The World Is Flat - Ch4

1.    How was Karl Marx a visionary? (235)
•    The shrinking and flattening of the world is part of the same historical trend that Marx highlighted in his writing on capitalism – the inexorable march of technology and capital to remove all barriers, boundaries, frictions, and restraints to global commerce.  
•    He was one of the first to glimpse the possibility of the world as a global market, uncomplicated by national boundaries.  
•    He detailed the forces that were flattening the world during the rise of the Industrial Revolution and foreshadowed the way these same forces would keep flattening the world right up to the present.
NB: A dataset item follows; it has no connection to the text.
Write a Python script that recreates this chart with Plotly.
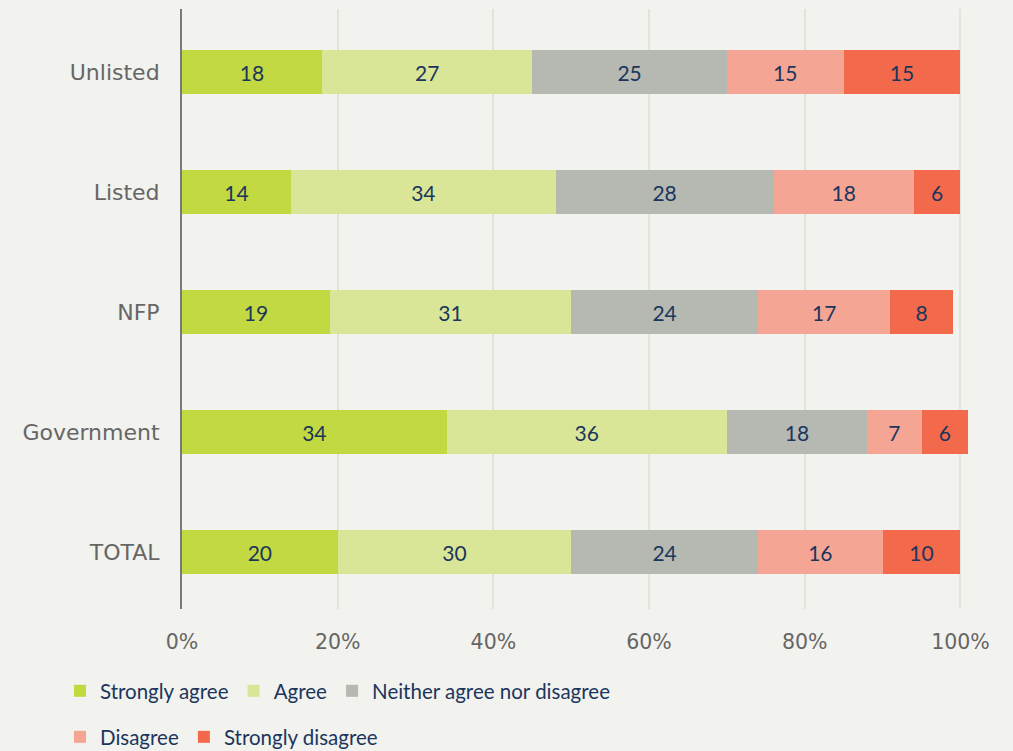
import plotly.graph_objects as go

# Survey responses by organisation type (percent of respondents)
categories = ["TOTAL", "Government", "NFP", "Listed", "Unlisted"]
responses = ["Strongly agree", "Agree", "Neither agree nor disagree",
             "Disagree", "Strongly disagree"]

strongly_agree = [20, 34, 19, 14, 18]
agree = [30, 36, 31, 34, 27]
neither = [24, 18, 24, 28, 25]
disagree = [16, 7, 17, 18, 15]
strongly_disagree = [10, 6, 8, 6, 15]

x_ticks = [0, 20, 40, 60, 80, 100]
x_tick_labels = ["0%", "20%", "40%", "60%", "80%", "100%"]

series = [strongly_agree, agree, neither, disagree, strongly_disagree]
colors = ["#c3d942", "#d9e697", "#b6b8b2", "#f5a594", "#f2694b"]
legend_ids = ["legend", "legend", "legend", "legend2", "legend2"]

FONT = "Lato, 'Open Sans', sans-serif"
AXIS_FONT = "'DejaVu Sans', sans-serif"
NAVY = "#1b365d"
GREY_TEXT = "#666666"
BG = "#f2f2ee"

fig = go.Figure()
for name, vals, col, lg in zip(responses, series, colors, legend_ids):
    fig.add_trace(go.Bar(
        name=name,
        y=categories,
        x=vals,
        orientation="h",
        marker=dict(color=col, line=dict(width=0)),
        width=0.37,
        text=[str(v) for v in vals],
        texttemplate="%{text}",
        textposition="inside",
        insidetextanchor="middle",
        textangle=0,
        constraintext="none",
        textfont=dict(family=FONT, size=21, color=NAVY),
        legend=lg,
        hoverinfo="skip",
    ))

legend_common = dict(
    orientation="h",
    xref="container", yref="container",
    xanchor="left", yanchor="middle",
    bgcolor="rgba(0,0,0,0)",
    font=dict(family=FONT, size=20.5, color=NAVY),
    traceorder="normal",
    itemclick=False, itemdoubleclick=False,
)

fig.update_layout(
    barmode="stack",
    width=1013, height=751,
    margin=dict(l=182, r=37, t=9, b=142),
    paper_bgcolor=BG,
    plot_bgcolor=BG,
    font=dict(family=FONT, size=20, color=GREY_TEXT),
    xaxis=dict(
        range=[0, 102],
        tickvals=x_ticks,
        ticktext=x_tick_labels,
        showgrid=True,
        gridcolor="#e3e3de",
        gridwidth=1.5,
        zeroline=False,
        showline=False,
        ticks="",
        ticklabelstandoff=18,
        tickfont=dict(family=AXIS_FONT, size=20.5, color=GREY_TEXT),
        fixedrange=True,
    ),
    yaxis=dict(
        type="category",
        categoryorder="array",
        categoryarray=categories,
        range=[-0.475, 4.525],
        showgrid=False,
        zeroline=False,
        showline=True,
        linecolor="#7a7a7a",
        linewidth=2,
        ticks="",
        ticklabelstandoff=16,
        tickfont=dict(family=AXIS_FONT, size=22, color=GREY_TEXT),
        fixedrange=True,
    ),
    legend=dict(x=60 / 1013, y=1 - 691 / 751, **legend_common),
    legend2=dict(x=60 / 1013, y=1 - 737 / 751, **legend_common),
)

fig.write_html("out.html")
2.    What are some of the frictions in moving toward a global market that some would argue are worth saving and what is the biggest source of this friction? (237)
•    Institutions, habits, cultures, and traditions that people cherish precisely because they reflect nonmarket values like social cohesion, religious faith, and national pride.
•    The biggest source of friction has always been the nation-state, with its clearly defined boundaries and laws.  Nation-states traditionally provided the walls, ceilings, and floors that organized so much of our lives.

3.    What are some examples of both sides being exploiters and being exploited in the India vs. Indiana story? (241-242)
•    Indian engineers – exploited when their government educated them in some of the best technical institutes in the world inside India, but then that same Indian government pursued a solicit economic policy that could not provide those engineers with work in India, so that those who ...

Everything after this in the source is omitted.